• **GIVEN INSTRUCTION**:
Extract, in full, the lines below, beginning at the first and ending with the line that contains "const yTitle = 'Relative Quotient';". Pictures do not belong in the copy.
-- MATERIAL start --
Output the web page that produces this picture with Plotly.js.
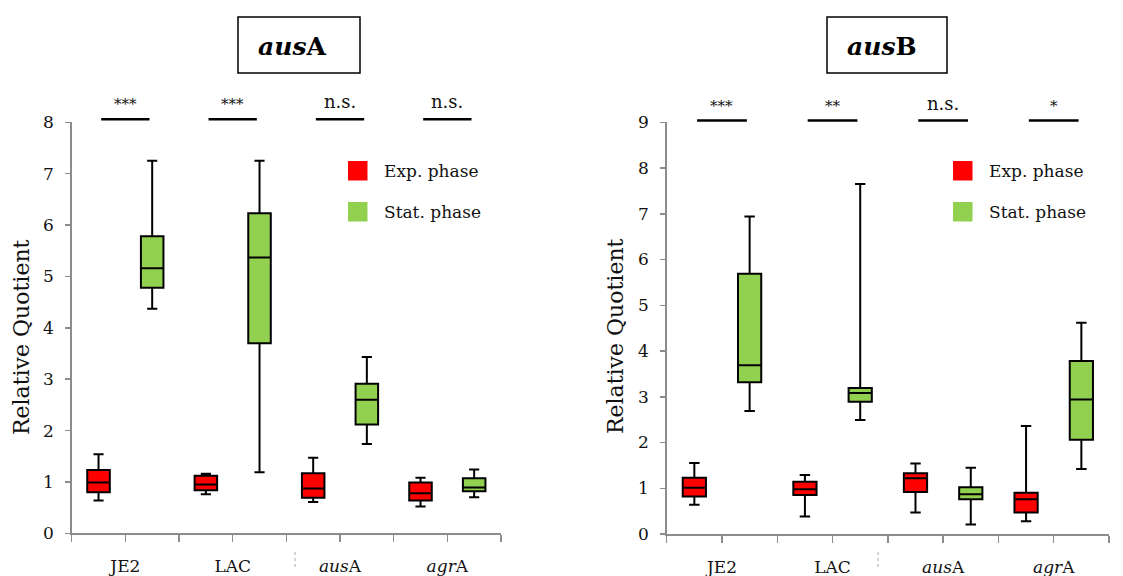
<!DOCTYPE html>
<html><head><meta charset="utf-8">
<script src="https://cdn.plot.ly/plotly-3.0.1.min.js"></script>
<style>body{margin:0;background:#fff}#chart{width:1123px;height:576px}</style>
</head><body><div id="chart"></div>
<script>
// ---------- DATA ----------
const categories = ['JE2', 'LAC', 'ausA', 'agrA'];
const tickLabels = ['JE2', 'LAC', '<i>aus</i>A', '<i>agr</i>A'];
const seriesNames = ['Exp. phase', 'Stat. phase'];
const seriesColors = ['#ff0000', '#92d050'];
const panelTitles = ['<b><i>aus</i>A</b>', '<b><i>aus</i>B</b>'];
const yTitle = 'Relative Quotient';

// panel ausA - exponential phase
const ausA_exp_low  = [0.64, 0.76, 0.61, 0.52];
const ausA_exp_q1   = [0.80, 0.84, 0.69, 0.64];
const ausA_exp_med  = [0.99, 0.95, 0.87, 0.78];
const ausA_exp_q3   = [1.23, 1.12, 1.17, 0.99];
const ausA_exp_high = [1.54, 1.16, 1.47, 1.08];
// panel ausA - stationary phase
const ausA_stat_low  = [4.37, 1.19, 1.74, 0.70];
const ausA_stat_q1   = [4.78, 3.70, 2.12, 0.82];
const ausA_stat_med  = [5.16, 5.37, 2.60, 0.89];
const ausA_stat_q3   = [5.78, 6.23, 2.91, 1.07];
const ausA_stat_high = [7.25, 7.25, 3.43, 1.24];
const ausA_sig = ['***', '***', 'n.s.', 'n.s.'];

// panel ausB - exponential phase
const ausB_exp_low  = [0.64, 0.38, 0.47, 0.28];
const ausB_exp_q1   = [0.82, 0.85, 0.92, 0.47];
const ausB_exp_med  = [1.01, 0.98, 1.22, 0.76];
const ausB_exp_q3   = [1.23, 1.14, 1.33, 0.90];
const ausB_exp_high = [1.55, 1.29, 1.54, 2.36];
// panel ausB - stationary phase
const ausB_stat_low  = [2.69, 2.49, 0.21, 1.42];
const ausB_stat_q1   = [3.32, 2.89, 0.76, 2.06];
const ausB_stat_med  = [3.69, 3.08, 0.87, 2.94];
const ausB_stat_q3   = [5.69, 3.19, 1.02, 3.78];
const ausB_stat_high = [6.94, 7.65, 1.45, 4.62];
const ausB_sig = ['***', '**', 'n.s.', '*'];

const yMax = [8, 9];

// ---------- BUILD ----------
const idx = categories.map((_, i) => i);
const FONT = 'DejaVu Serif';
const TXT = '#111';
const AX = '#8c8c8c';

function boxTrace(name, color, low, q1, med, q3, high, xa, ya, group, offset) {
  return {
    type: 'box', name: name, x: idx,
    lowerfence: low, q1: q1, median: med, q3: q3, upperfence: high,
    fillcolor: color, line: {color: '#000', width: 2},
    whiskerwidth: 0.45, boxpoints: false, showlegend: false,
    alignmentgroup: group, offsetgroup: offset,
    hoverinfo: 'skip', xaxis: xa, yaxis: ya
  };
}

const data = [
  boxTrace(seriesNames[0], seriesColors[0], ausA_exp_low, ausA_exp_q1, ausA_exp_med, ausA_exp_q3, ausA_exp_high, 'x', 'y', 'A', 'exp'),
  boxTrace(seriesNames[1], seriesColors[1], ausA_stat_low, ausA_stat_q1, ausA_stat_med, ausA_stat_q3, ausA_stat_high, 'x', 'y', 'A', 'stat'),
  boxTrace(seriesNames[0], seriesColors[0], ausB_exp_low, ausB_exp_q1, ausB_exp_med, ausB_exp_q3, ausB_exp_high, 'x2', 'y2', 'B', 'exp'),
  boxTrace(seriesNames[1], seriesColors[1], ausB_stat_low, ausB_stat_q1, ausB_stat_med, ausB_stat_q3, ausB_stat_high, 'x2', 'y2', 'B', 'stat')
];

const W = 1123, H = 576;
const px = v => v / W;
const py = v => 1 - v / H;

function xAxis(domain, anchor) {
  return {
    domain: domain, anchor: anchor, range: [-0.5, categories.length - 0.5],
    tickvals: idx, ticktext: tickLabels, ticks: 'outside', ticklen: 7,
    tickwidth: 1.5, tickcolor: AX, showline: true, linecolor: AX, linewidth: 1.5,
    showgrid: false, zeroline: false, ticklabelstandoff: 10,
    tickfont: {family: FONT, size: 17, color: TXT},
    minor: {tickvals: idx.concat([categories.length]).map(i => i - 0.5), ticks: 'outside',
            ticklen: 7, tickwidth: 1.5, tickcolor: AX, showgrid: false},
    fixedrange: true
  };
}
function yAxis(domain, anchor, max) {
  return {
    domain: domain, anchor: anchor, range: [0, max], dtick: 1,
    ticks: 'outside', ticklen: 5, tickwidth: 1.5, tickcolor: AX,
    showline: true, linecolor: AX, linewidth: 1.5, showgrid: false, zeroline: false,
    ticklabelstandoff: 8, tickfont: {family: FONT, size: 17, color: TXT},
    fixedrange: true
  };
}

const shapes = [];
const annotations = [];

// panel furniture positions (pixels)
const panels = [
  {xa: 'x', sig: ausA_sig, sigY: 119.2, box: [238, 17, 360, 73], titleX: 292, yTitleX: 21, yTitleY: 337,
   legX: 348, legTextX: 382, art: 295},
  {xa: 'x2', sig: ausB_sig, sigY: 120.6, box: [827, 17, 947, 73], titleX: 882, yTitleX: 615, yTitleY: 336,
   legX: 953, legTextX: 987, art: 878}
];

panels.forEach((p, k) => {
  // title box
  shapes.push({type: 'rect', xref: 'paper', yref: 'paper',
    x0: px(p.box[0]), x1: px(p.box[2]), y0: py(p.box[1]), y1: py(p.box[3]),
    line: {color: '#000', width: 1.5}, fillcolor: 'rgba(0,0,0,0)'});
  annotations.push({xref: 'paper', yref: 'paper', x: px(p.titleX),
    y: py((p.box[1] + p.box[3]) / 2 + 1), text: panelTitles[k], showarrow: false,
    xanchor: 'center', yanchor: 'middle', font: {family: FONT, size: 25, color: '#000'}});
  // y axis title
  annotations.push({xref: 'paper', yref: 'paper', x: px(p.yTitleX), y: py(p.yTitleY),
    text: yTitle, textangle: -90, showarrow: false, xanchor: 'center', yanchor: 'middle',
    font: {family: FONT, size: 22, color: TXT}});
  // significance bars
  p.sig.forEach((s, i) => {
    shapes.push({type: 'line', xref: p.xa, yref: 'paper', x0: i - 0.225, x1: i + 0.225,
      y0: py(p.sigY), y1: py(p.sigY), line: {color: '#000', width: 2.5}});
    const star = s.indexOf('*') >= 0;
    annotations.push({xref: p.xa, yref: 'paper', x: i, y: py(p.sigY), text: s, showarrow: false,
      xanchor: 'center', yanchor: 'bottom', yshift: star ? 4 : 5,
      font: {family: FONT, size: star ? 15 : 18, color: TXT}});
  });
  // legend
  seriesNames.forEach((n, j) => {
    const top = 161 + j * 41;
    shapes.push({type: 'rect', xref: 'paper', yref: 'paper',
      x0: px(p.legX), x1: px(p.legX + 19.5), y0: py(top), y1: py(top + 19.5),
      line: {width: 0}, fillcolor: seriesColors[j]});
    annotations.push({xref: 'paper', yref: 'paper', x: px(p.legTextX), y: py(top + 10),
      text: n, showarrow: false, xanchor: 'left', yanchor: 'middle',
      font: {family: FONT, size: 17, color: TXT}});
  });
  // faint dotted crop artifact next to second label
  shapes.push({type: 'line', xref: 'paper', yref: 'paper', x0: px(p.art), x1: px(p.art),
    y0: py(552), y1: py(570), line: {color: '#aaa', width: 1, dash: 'dot'}});
});

const layout = {
  width: W, height: H, margin: {l: 0, r: 0, t: 0, b: 0},
  paper_bgcolor: '#fff', plot_bgcolor: 'rgba(0,0,0,0)',
  showlegend: false, boxmode: 'group', boxgap: 0, boxgroupgap: 0.58,
  xaxis: xAxis([px(71.7), px(501)], 'y'),
  yaxis: yAxis([1 - 533.3 / H, 1 - 122.3 / H], 'x', yMax[0]),
  xaxis2: xAxis([px(666.7), px(1109)], 'y2'),
  yaxis2: yAxis([1 - 534 / H, 1 - 122.3 / H], 'x2', yMax[1]),
  shapes: shapes, annotations: annotations
};

Plotly.newPlot('chart', data, layout, {staticPlot: true, displayModeBar: false});
</script>
</body></html>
-- MATERIAL end --
• **EXERCISE SOLUTION**:
Output the web page that produces this picture with Plotly.js.
<!DOCTYPE html>
<html><head><meta charset="utf-8">
<script src="https://cdn.plot.ly/plotly-3.0.1.min.js"></script>
<style>body{margin:0;background:#fff}#chart{width:1123px;height:576px}</style>
</head><body><div id="chart"></div>
<script>
// ---------- DATA ----------
const categories = ['JE2', 'LAC', 'ausA', 'agrA'];
const tickLabels = ['JE2', 'LAC', '<i>aus</i>A', '<i>agr</i>A'];
const seriesNames = ['Exp. phase', 'Stat. phase'];
const seriesColors = ['#ff0000', '#92d050'];
const panelTitles = ['<b><i>aus</i>A</b>', '<b><i>aus</i>B</b>'];
const yTitle = 'Relative Quotient';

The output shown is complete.